Further Understanding of Uncertainties in the Impedance Spectrum of the Polymer Electrolyte Fuel Cell due to Inductive Effects and Oxygen Diffusion Time Constant

In this study, uncertainties during the assessment of the electrochemical impedance spectrum of the polymer electrolyte fuel cell (PEFC) attributed to inductive artefacts at high frequencies and inductive loops at low frequencies as well as oxygen diffusion time constant are discussed. A validated impedance model represented as an equivalent electrical circuit of a PEFC allowed the simulation of the effect of inductive artefacts, inductive loops and oxygen diffusion time constant on electrochemical impedance spectroscopy (EIS) measurements represented in the Nyquist plot.

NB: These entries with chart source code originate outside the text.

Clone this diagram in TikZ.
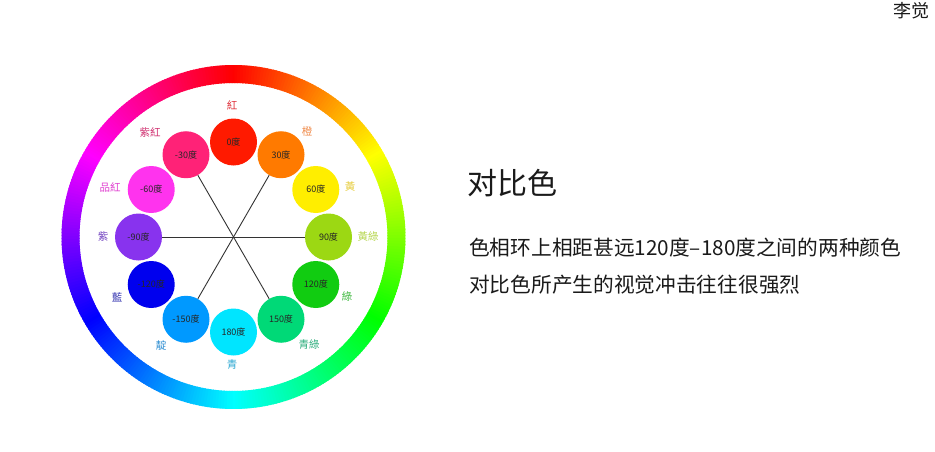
\documentclass[tikz,border=0pt]{standalone}
\usepackage{fontspec}
\usetikzlibrary{calc}
\newfontfamily\cjksc{Noto Sans CJK SC}
\newfontfamily\cjktc{Noto Sans CJK TC}
\definecolor{col0}{HTML}{FF1A00}
\definecolor{col30}{HTML}{FF7A00}
\definecolor{col60}{HTML}{FFEE00}
\definecolor{col90}{HTML}{9CD813}
\definecolor{col120}{HTML}{11CC11}
\definecolor{col150}{HTML}{00D977}
\definecolor{col180}{HTML}{00E5FF}
\definecolor{colm150}{HTML}{0099FF}
\definecolor{colm120}{HTML}{0000EE}
\definecolor{colm90}{HTML}{8833EE}
\definecolor{colm60}{HTML}{FF33EE}
\definecolor{colm30}{HTML}{FF2277}
\definecolor{lab0}{HTML}{E0303A}
\definecolor{lab30}{HTML}{F08C4C}
\definecolor{lab60}{HTML}{E6CC3A}
\definecolor{lab90}{HTML}{B6D64E}
\definecolor{lab120}{HTML}{3CB83C}
\definecolor{lab150}{HTML}{2EAE7E}
\definecolor{lab180}{HTML}{2EA8D2}
\definecolor{labm150}{HTML}{2E8ED2}
\definecolor{labm120}{HTML}{3434B0}
\definecolor{labm90}{HTML}{7040C0}
\definecolor{labm60}{HTML}{E040D0}
\definecolor{labm30}{HTML}{D03070}
\definecolor{spokec}{HTML}{333333}
\definecolor{textc}{HTML}{1A1A1A}
\tikzset{
  huecircle/.style={circle, minimum size=47pt, inner sep=0pt, text=black!85, font=\cjksc\fontsize{9}{10}\selectfont},
  huelabel/.style={inner sep=0pt, font=\cjktc\fontsize{10.5}{11}\selectfont},
  spoke/.style={draw=spokec, line width=0.9pt},
  bodytext/.style={anchor=west, inner sep=0pt, text=textc, font=\cjksc\fontsize{20.7}{24}\selectfont},
}
\begin{document}
\begin{tikzpicture}[x=1pt,y=1pt]
\useasboundingbox (0,0) rectangle (935,451);
\fill[white] (0,0) rectangle (935,451);
\coordinate (O) at (233.5,214);
% hue ring
\foreach \a in {0,...,359} {
  \pgfmathsetmacro{\hh}{\a < 240 ? \a : 240 + (\a-240)*1.0}
  \definecolor{ringc}{Hsb}{\hh,1,1}
  \pgfmathsetmacro{\sa}{90-\a+0.7}
  \pgfmathsetmacro{\ea}{90-\a-0.7}
  \fill[ringc] ($(O)+(\sa:154)$) arc[start angle=\sa, end angle=\ea, radius=154pt]
     -- ($(O)+(\ea:172)$) arc[start angle=\ea, end angle=\sa, radius=172pt] -- cycle;
}
% hue circles
\foreach \h/\n/\t in {0/0/0度, 30/30/30度, 60/60/60度, 90/90/90度, 120/120/120度, 150/150/150度, 180/180/180度, -150/m150/-150度, -120/m120/-120度, -90/m90/-90度, -60/m60/-60度, -30/m30/-30度} {
  \node[huecircle, fill=col\n] (c\n) at ($(O)+({90-\h}:95)$) {\t};
}
% spokes
\draw[spoke] (cm30) -- (c150);
\draw[spoke] (c30) -- (cm150);
\draw[spoke] (cm90) -- (c90);
% labels
\node[huelabel, text=lab0] (l0) at (232,346) {紅};
\node[huelabel, text=lab30] (l30) at (307,319) {橙};
\node[huelabel, text=lab60] (l60) at (350,264) {黃};
\node[huelabel, text=lab90] (l90) at (368,214) {黃綠};
\node[huelabel, text=lab120] (l120) at (347,154) {綠};
\node[huelabel, text=lab150] (l150) at (309,106) {青綠};
\node[huelabel, text=lab180] (l180) at (232,86) {青};
\node[huelabel, text=labm150] (lm150) at (161,106) {靛};
\node[huelabel, text=labm120] (lm120) at (117,154) {藍};
\node[huelabel, text=labm90] (lm90) at (103,214) {紫};
\node[huelabel, text=labm60] (lm60) at (110,264) {品紅};
\node[huelabel, text=labm30] (lm30) at (150,319) {紫紅};
% right text
\node[bodytext, font=\cjksc\fontsize{30}{34}\selectfont] (title) at (467,268) {对比色};
\node[bodytext] (line1) at (469,203) {色相环上相距甚远120度–180度之间的两种颜色};
\node[bodytext] (line2) at (469,166) {对比色所产生的视觉冲击往往很强烈};
% watermark
\node[anchor=west, inner sep=0pt, text=textc, font=\cjksc\fontsize{18}{20}\selectfont] (wm) at (893,440) {李觉};
\end{tikzpicture}
\end{document}
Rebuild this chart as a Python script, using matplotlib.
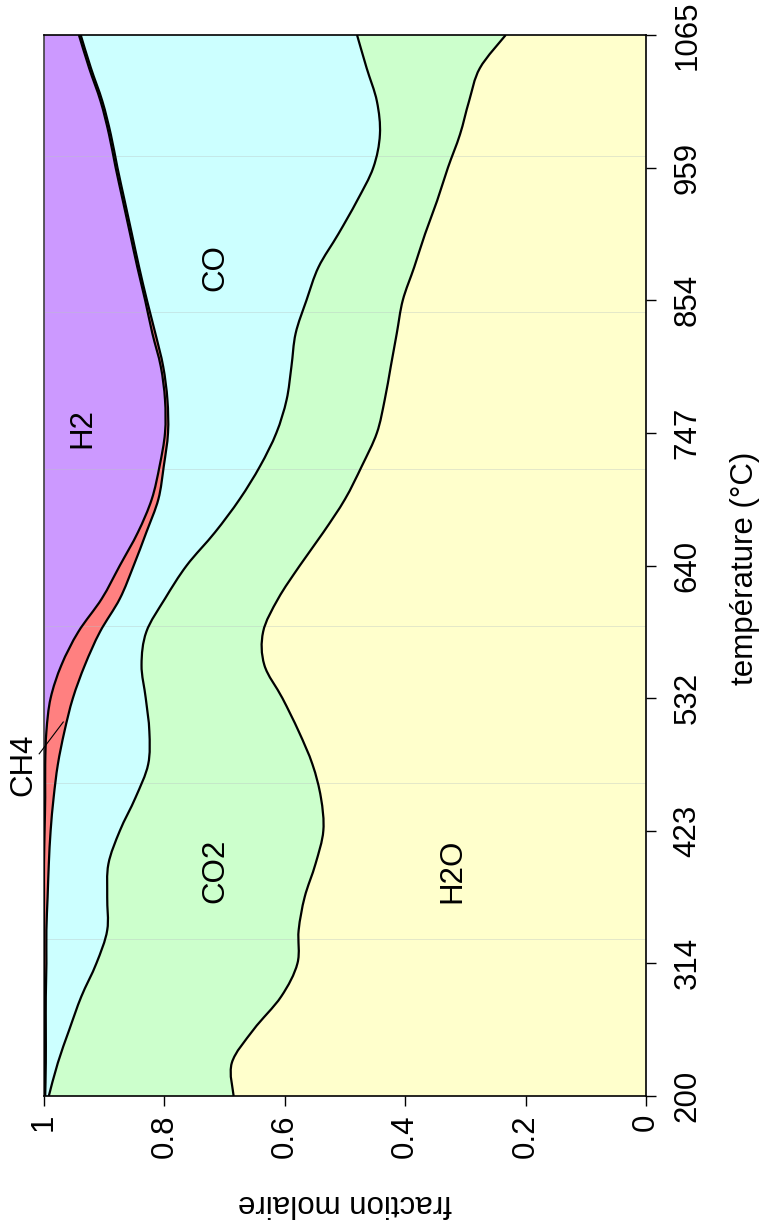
import matplotlib
matplotlib.use('Agg')
import matplotlib.pyplot as plt
from matplotlib.path import Path
from matplotlib.patches import PathPatch
import numpy as np

plt.rcParams['font.family'] = ['Liberation Sans', 'DejaVu Sans']

# temperature axis is a category axis: labels at positions 0..8
temp_labels = ['200', '314', '423', '532', '640', '747', '854', '959', '1065']
# sample positions along the temperature axis (every quarter label interval)
pos = np.arange(33) * 0.25

h2o = [0.685, 0.688, 0.652, 0.606, 0.579, 0.577, 0.567, 0.549, 0.536, 0.540,
       0.554, 0.577, 0.604, 0.634, 0.636, 0.611, 0.575, 0.536, 0.500, 0.472,
       0.447, 0.434, 0.424, 0.414, 0.404, 0.385, 0.367, 0.347, 0.329, 0.309,
       0.294, 0.276, 0.233]
co2 = [0.307, 0.289, 0.306, 0.332, 0.334, 0.318, 0.328, 0.344, 0.338, 0.308,
       0.273, 0.248, 0.227, 0.204, 0.194, 0.188, 0.188, 0.180, 0.175, 0.169,
       0.167, 0.163, 0.165, 0.168, 0.160, 0.159, 0.144, 0.133, 0.124, 0.133,
       0.153, 0.188, 0.247]
co = [0.006, 0.020, 0.039, 0.059, 0.083, 0.101, 0.099, 0.099, 0.115, 0.136,
      0.150, 0.141, 0.121, 0.094, 0.077, 0.075, 0.088, 0.114, 0.135, 0.160,
      0.180, 0.198, 0.213, 0.233, 0.265, 0.298, 0.343, 0.386, 0.425, 0.447,
      0.456, 0.458, 0.459]
ch4 = [0.002, 0.003, 0.003, 0.003, 0.004, 0.004, 0.006, 0.008, 0.010, 0.014,
       0.021, 0.030, 0.037, 0.039, 0.036, 0.030, 0.023, 0.014, 0.011, 0.007,
       0.005, 0.004, 0.004, 0.005, 0.003, 0.003, 0.003, 0.003, 0.003, 0.003,
       0.003, 0.003, 0.003]
h2 = [0.000, 0.000, 0.000, 0.000, 0.000, 0.000, 0.000, 0.000, 0.001, 0.002,
      0.002, 0.004, 0.011, 0.029, 0.057, 0.096, 0.126, 0.156, 0.179, 0.192,
      0.201, 0.201, 0.194, 0.180, 0.168, 0.155, 0.143, 0.131, 0.119, 0.108,
      0.094, 0.075, 0.058]

species = ['H2O', 'CO2', 'CO', 'CH4', 'H2']
colors = ['#FFFFCC', '#CCFFCC', '#CCFFFF', '#FF8080', '#CC99FF']


def smooth_path(x, y):
    # smoothed line through the data points (bezier segments, like excel)
    pts = np.column_stack([x, y])
    n = len(pts)
    verts = [pts[0]]
    codes = [Path.MOVETO]
    for i in range(n - 1):
        p0 = pts[max(i - 1, 0)]
        p1 = pts[i]
        p2 = pts[i + 1]
        p3 = pts[min(i + 2, n - 1)]
        verts += [p1 + (p2 - p0) / 6, p2 - (p3 - p1) / 6, p2]
        codes += [Path.CURVE4] * 3
    return verts, codes


fig = plt.figure(figsize=(7.6, 12.3), dpi=100)
ax = fig.add_axes([44/760, 1-1096/1230, 602/760, 1061/1230])

base = np.zeros(len(pos))
tops = []
for vals, c in zip([h2o, co2, co, ch4, h2], colors):
    top = base + np.array(vals)
    v1, c1 = smooth_path(top, pos)
    v2, c2 = smooth_path(base[::-1], pos[::-1])
    c2[0] = Path.LINETO
    verts = v1 + v2 + [v1[0]]
    codes = c1 + c2 + [Path.CLOSEPOLY]
    ax.add_patch(PathPatch(Path(verts, codes), facecolor=c, edgecolor=c,
                           lw=0.3, zorder=1))
    tops.append(top)
    base = top

# faint horizontal gridlines
for g in [13/11*k for k in range(1, 7)]:
    ax.axhline(g, color='#b8c4c4', lw=0.6, alpha=0.45, zorder=2)

for top in tops[:-1]:
    v, c = smooth_path(top, pos)
    ax.add_patch(PathPatch(Path(v, c), facecolor='none', edgecolor='black',
                           lw=1.6, zorder=3))

ax.set_xlim(1, 0)
ax.set_ylim(0, 8)

ax.set_xticks([1, 0.8, 0.6, 0.4, 0.2, 0])
ax.set_xticklabels(['1', '0.8', '0.6', '0.4', '0.2', '0'], rotation=90, fontsize=22.5)
ax.yaxis.tick_right()
ax.set_yticks(range(9))
ax.set_yticklabels(temp_labels, rotation=90, va='center', fontsize=22.5)
ax.tick_params(axis='x', direction='out', length=7, width=1, pad=6)
ax.tick_params(axis='y', direction='out', length=7, width=1, pad=12)

for s in ['top', 'bottom', 'right']:
    ax.spines[s].set_color('black')
    ax.spines[s].set_linewidth(1.2)
ax.spines['left'].set_color('#404040')
ax.spines['left'].set_linewidth(1.2)

# species labels
ax.text(0.937, 5.04, 'H2', rotation=90, fontsize=22.5, ha='center', va='center', zorder=5)
ax.text(0.716, 6.245, 'CO', rotation=90, fontsize=22.5, ha='center', va='center', zorder=5)
ax.text(0.716, 1.70, 'CO2', rotation=90, fontsize=22.5, ha='center', va='center', zorder=5)
ax.text(0.322, 1.70, 'H2O', rotation=90, fontsize=22.5, ha='center', va='center', zorder=5)
ax.text(1.034, 2.50, 'CH4', rotation=90, fontsize=22.5, ha='center', va='center',
        clip_on=False, zorder=5)
ax.plot([1.008, 0.968], [2.58, 2.82], color='black', lw=0.8, clip_on=False, zorder=5)

fig.text(345/760, 1-1203/1230, 'fraction molaire', rotation=180, fontsize=22.5,
         ha='center', va='center')
fig.text(745/760, 1-568/1230, 'température (°C)', rotation=90, fontsize=22.5,
         ha='center', va='center')

plt.savefig('out.png', dpi=100)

This study considers EIS measurements reported in previous studies and provides an insight into the EIS measurements with positive imaginary components at high frequencies attributed to the intrinsic inductance of the measurement cables during EIS tests and at low frequencies attributed to electrochemical mechanisms (e.g. side reactions with intermediate species) during PEFC operation. In addition, an overview of overlapping mechanisms (charge transfer and oxygen transport resistances during the oxygen reduction reaction) on the PEFC impedance spectrum attributed to oxygen diffusion across the cathode catalyst layer is presented. EIS measurements with positive imaginary components and with overlapping effects could yield to ambiguities when studying or relating electrochemical mechanisms (ion conduction, capacitance, charge transfer and mass transport resistances) of the PEFC through a defined single frequency or a single measured value represented in the Nyquist complex-impedance plot.